Job Vacancies as RSS Feeds

AS I approach the end of my Ph.D., I need to keep an open eye on job openings and vacancies in academia. I wish to do so in the least time-consuming way. What better way than feeds of information that give a rapid daily flow?

Vacancies are delivered as search results for a query or criteria specified by the user, e.g. location, sector. This has the same characteristic and advantages that RSS technology typically offers:

  • Narrower scope and less visual clutter
  • Littler user intervention, ‘pull technology’ versus ‘push technology’ such as E-mail
  • Summarisation (title versus detailed description, link/s)
  • Flagging of new content as opposed to previously-read entries.
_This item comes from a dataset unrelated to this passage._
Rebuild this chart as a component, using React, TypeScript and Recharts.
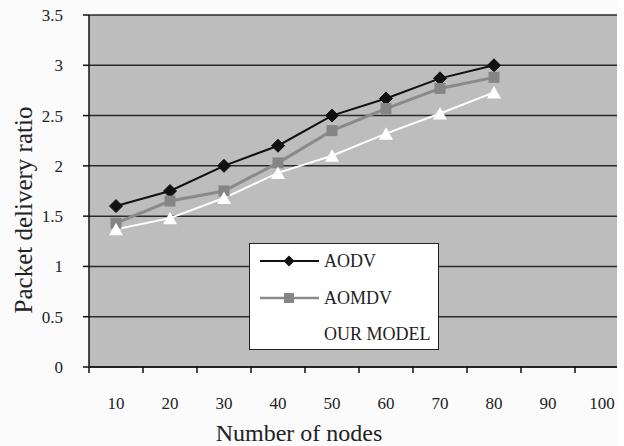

There are many more arguments in defence of feeds, but they will be missing the point of this post and are worth a discussion in their own right. The following are job vacancies Web sites, which I know provide RSS feeds:

  • Monster RSS – International coverage, sub-divided by job type
  • Jobs.ac.uk RSS – Jobs in academia world-wide with emphasis on the United Kingdom
  • CWJobs – Jobs in IT (United Kingdom). Search for terms, then use the RSS button/facility, currently at the top

[On to personal ramblings] Earlier today I read a more official announcement about the Google headquarters in Dublin. I have known about this for several months as I am/was considered for a Software Engineer/System Administrator position there. I also pointed to photos from the Googleplex in London before. In general, I have openly expresses disdain, skepticism and anger, as well as support, admiration, and sympathy for Google in the past. Their affinity to and backing of Open Source software probably transcends the controversy though.